What is being asked
Output the lines from the top of the entries below to the line with "plt.rcParams['mathtext.it'] = 'Liberation", both included, exactly and without pictures.

The data
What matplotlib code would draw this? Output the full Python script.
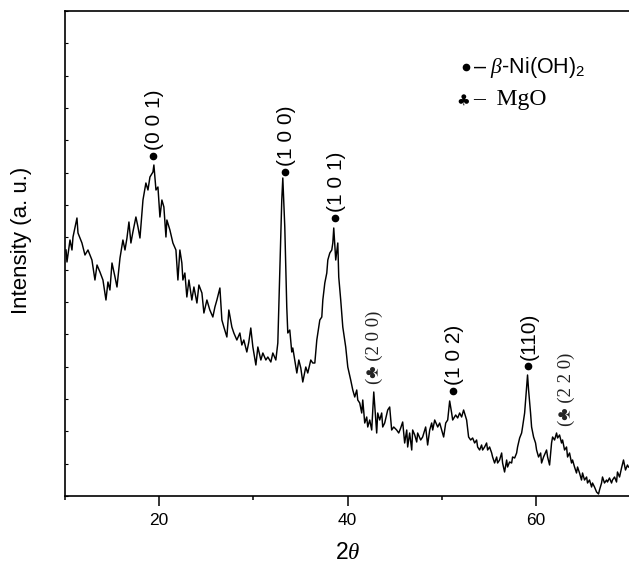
import numpy as np
import matplotlib
matplotlib.use("Agg")
import matplotlib.pyplot as plt

plt.rcParams['font.family'] = ['Liberation Sans', 'DejaVu Sans']
plt.rcParams['mathtext.fontset'] = 'custom'
plt.rcParams['mathtext.rm'] = 'Liberation Sans'
plt.rcParams['mathtext.it'] = 'Liberation Serif:italic'

# XRD pattern: diffraction angle 2θ (deg) and intensity (a. u.)
two_theta = [
    10.11, 10.21, 10.53, 10.74, 10.85, 11.27, 11.38, 11.80, 12.12, 12.44, 12.86, 13.18,
    13.40, 13.71, 14.03, 14.35, 14.56, 14.77, 14.99, 15.31, 15.52, 15.84, 16.15, 16.37,
    16.58, 16.79, 17.00, 17.21, 17.53, 17.75, 17.96, 18.17, 18.28,
    18.59, 18.81, 19.02, 19.34, 19.44, 19.66, 19.87, 20.08, 20.29, 20.50, 20.72, 20.82,
    21.14, 21.46, 21.78, 21.99, 22.20, 22.41, 22.52, 22.73, 22.94, 23.16, 23.47, 23.69,
    24.01, 24.22, 24.54, 24.75, 25.07, 25.38, 25.70, 25.92, 26.13, 26.45, 26.66, 26.87,
    27.19, 27.40,
    27.72, 27.93, 28.25, 28.57, 28.78, 28.99, 29.31, 29.52, 29.73, 29.95, 30.27, 30.48,
    30.80, 31.01, 31.33, 31.54, 31.86, 32.07, 32.39, 32.60, 32.81, 33.02, 33.13, 33.34,
    33.55, 33.66, 33.87, 34.08, 34.19, 34.40, 34.62, 34.83, 35.04, 35.25, 35.57, 35.78,
    36.10, 36.31,
    36.53, 36.74, 36.85, 37.06, 37.27, 37.38, 37.59, 37.80, 37.91, 38.12, 38.33, 38.44,
    38.54, 38.75, 38.97, 39.07, 39.28, 39.50, 39.81, 40.03, 40.34, 40.56, 40.77, 40.98,
    41.09, 41.30, 41.51, 41.62, 41.83, 42.04, 42.15, 42.36, 42.57, 42.79, 43.10, 43.21,
    43.42, 43.63, 43.74, 43.95, 44.27, 44.48, 44.69, 44.91,
    45.22, 45.44, 45.65, 45.86, 46.07, 46.29, 46.39, 46.60, 46.82, 46.92, 47.14, 47.35,
    47.45, 47.77, 47.98, 48.30, 48.51, 48.73, 48.94, 49.05, 49.26, 49.58, 49.79, 50.00,
    50.21, 50.43, 50.64, 50.85, 51.06, 51.17, 51.49, 51.70, 51.91, 52.12, 52.33, 52.65,
    52.86, 53.08, 53.29,
    53.50, 53.71, 53.82, 54.03, 54.24, 54.35, 54.56, 54.77, 54.88, 55.09, 55.31, 55.41,
    55.62, 55.84, 55.94, 56.15, 56.37, 56.47, 56.68, 56.90, 57.00, 57.21, 57.43, 57.53,
    57.75, 57.96, 58.06, 58.28, 58.49, 58.59, 58.81, 59.02, 59.12, 59.23, 59.44, 59.55,
    59.76, 59.97, 60.08, 60.29, 60.51, 60.61, 60.82, 61.14, 61.25, 61.46, 61.67, 61.78,
    61.99, 62.20, 62.31, 62.52, 62.73, 62.84, 63.05, 63.26, 63.37, 63.58, 63.79, 63.90,
    64.11, 64.32, 64.43, 64.64, 64.85, 64.96, 65.17, 65.39, 65.49, 65.70, 65.92, 66.02,
    66.23, 66.45, 66.66, 66.76, 66.98, 67.08, 67.29, 67.51, 67.61, 67.82, 68.04, 68.14,
    68.36, 68.57, 68.67, 68.89, 69.10, 69.31, 69.52, 69.73, 69.84,
]
intensity = [
    246, 234, 256, 246, 259, 278, 263, 253, 241, 246, 236, 216,
    231, 224, 216, 196, 214, 206, 233, 219, 209, 238, 256, 246,
    258, 274, 253, 264, 279, 269, 258, 283, 296,
    313, 306, 319, 324, 331, 306, 309, 279, 296, 289, 259, 276,
    266, 253, 246, 216, 246, 233, 216, 223, 199, 216, 196, 209,
    193, 211, 203, 183, 196, 186, 179, 189, 196, 208, 176, 169,
    159, 186,
    169, 163, 156, 163, 151, 156, 144, 154, 168, 149, 131, 149,
    136, 143, 136, 139, 134, 143, 136, 153, 226, 296, 318, 269,
    189, 163, 166, 144, 148, 136, 123, 136, 128, 114, 129, 123,
    136, 133,
    133, 156, 163, 176, 179, 196, 213, 223, 236, 243, 246, 253,
    268, 236, 253, 219, 196, 169, 149, 129, 116, 106, 99, 106,
    96, 93, 83, 96, 73, 79, 69, 76, 66, 104, 63, 83,
    76, 83, 69, 73, 86, 89, 66, 69,
    66, 63, 68, 74, 53, 66, 49, 63, 46, 66, 61, 54,
    63, 56, 59, 69, 51, 66, 73, 66, 76, 69, 73, 66,
    59, 73, 76, 95, 83, 76, 81, 78, 83, 79, 86, 76,
    59, 56, 58,
    53, 56, 49, 46, 51, 46, 49, 53, 46, 49, 43, 39,
    33, 39, 33, 36, 43, 33, 24, 36, 29, 34, 33, 39,
    38, 43, 49, 58, 63, 69, 83, 109, 121, 106, 83, 69,
    59, 53, 46, 39, 43, 33, 39, 46, 39, 31, 53, 59,
    56, 63, 58, 61, 53, 56, 46, 49, 39, 43, 33, 36,
    29, 23, 29, 23, 16, 23, 16, 19, 13, 16, 9, 13,
    9, 4, 2, 6, 13, 19, 13, 16, 14, 18, 13, 16,
    19, 14, 24, 19, 28, 36, 26, 31, 29,
]

# Indexed reflections of beta-Ni(OH)2 (marked with a dot)
nioh_hkl = ["(0 0 1)", "(1 0 0)", "(1 0 1)", "(1 0 2)", "(110)"]
nioh_pos = [19.34, 33.34, 38.65, 51.17, 59.12]
nioh_mark = [340, 324, 278, 105, 130]

# Indexed reflections of MgO (marked with a club)
mgo_hkl = ["(2 0 0)", "(2 2 0)"]
mgo_pos = [42.9, 63.2]
mgo_mark = [112, 70]

fig = plt.figure(figsize=(6.29, 5.65), dpi=100)
ax = fig.add_axes([65 / 629, 69 / 565, 565 / 629, 485 / 565])

ax.plot(two_theta, intensity, color='black', lw=1.05)

ax.set_xlim(10, 70)
ax.set_ylim(0, 485)

for s in ['left', 'bottom', 'top']:
    ax.spines[s].set_linewidth(1.2)
ax.spines['right'].set_visible(False)

ax.set_xticks([20, 40, 60])
ax.set_xticks([10, 30, 50, 70], minor=True)
ax.tick_params(axis='x', which='major', direction='out', length=7, width=1.1,
               labelsize=12.5, pad=5, top=False)
ax.tick_params(axis='x', which='minor', direction='out', length=3, width=1.1, top=False)
ax.set_yticks(np.linspace(0, 485, 16))
ax.tick_params(axis='y', which='major', direction='in', length=2.5, width=0.8,
               labelleft=False, right=False)

ax.set_xlabel("2$\\it{\\theta}$", fontsize=16.5)
ax.xaxis.set_label_coords(0.5, -0.093)
ax.set_ylabel("Intensity (a. u.)", fontsize=16)
ax.yaxis.set_label_coords(-0.058, 0.528)

# beta-Ni(OH)2 reflections
for hkl, x, y in zip(nioh_hkl, nioh_pos, nioh_mark):
    ax.plot([x], [y], 'o', color='black', ms=4.5, clip_on=False)
    ax.annotate(hkl, xy=(x, y), xytext=(1, 4), textcoords='offset points',
                rotation=90, ha='center', va='bottom', fontsize=15)

# MgO reflections
for hkl, x, y in zip(mgo_hkl, mgo_pos, mgo_mark):
    ax.annotate("(\u2663 " + hkl, xy=(x, y), xytext=(0, 0), textcoords='offset points',
                rotation=90, ha='center', va='bottom', fontsize=13.5,
                family=['Liberation Serif', 'DejaVu Sans'], color='#222222')

# phase key
key_y1, key_y2 = 0.8845, 0.8165
ax.plot([0.7097], [key_y1], 'o', color='black', ms=4.5, transform=ax.transAxes,
        clip_on=False)
ax.text(0.722, key_y1, "\u2013 $\\it{\\beta}$-Ni(OH)$_2$", transform=ax.transAxes,
        va='center', ha='left', fontsize=15.5)
ax.text(0.704, key_y2, "\u2663", transform=ax.transAxes, va='center', ha='center',
        fontsize=11, family=['DejaVu Sans'])
ax.text(0.722, key_y2, "\u2013  MgO", transform=ax.transAxes, va='center', ha='left',
        fontsize=17, family=['Liberation Serif', 'DejaVu Sans'])

fig.savefig("out.png", dpi=100)
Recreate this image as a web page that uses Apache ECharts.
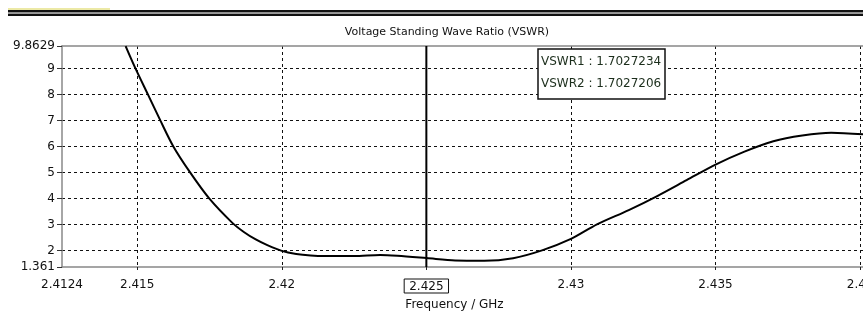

Solution to the problem
What matplotlib code would draw this? Output the full Python script.
import numpy as np
import matplotlib
matplotlib.use("Agg")
import matplotlib.pyplot as plt

plt.rcParams['font.family'] = ['Liberation Sans', 'DejaVu Sans']
plt.rcParams['mathtext.fontset'] = 'custom'
plt.rcParams['mathtext.rm'] = 'Liberation Sans'
plt.rcParams['mathtext.it'] = 'Liberation Serif:italic'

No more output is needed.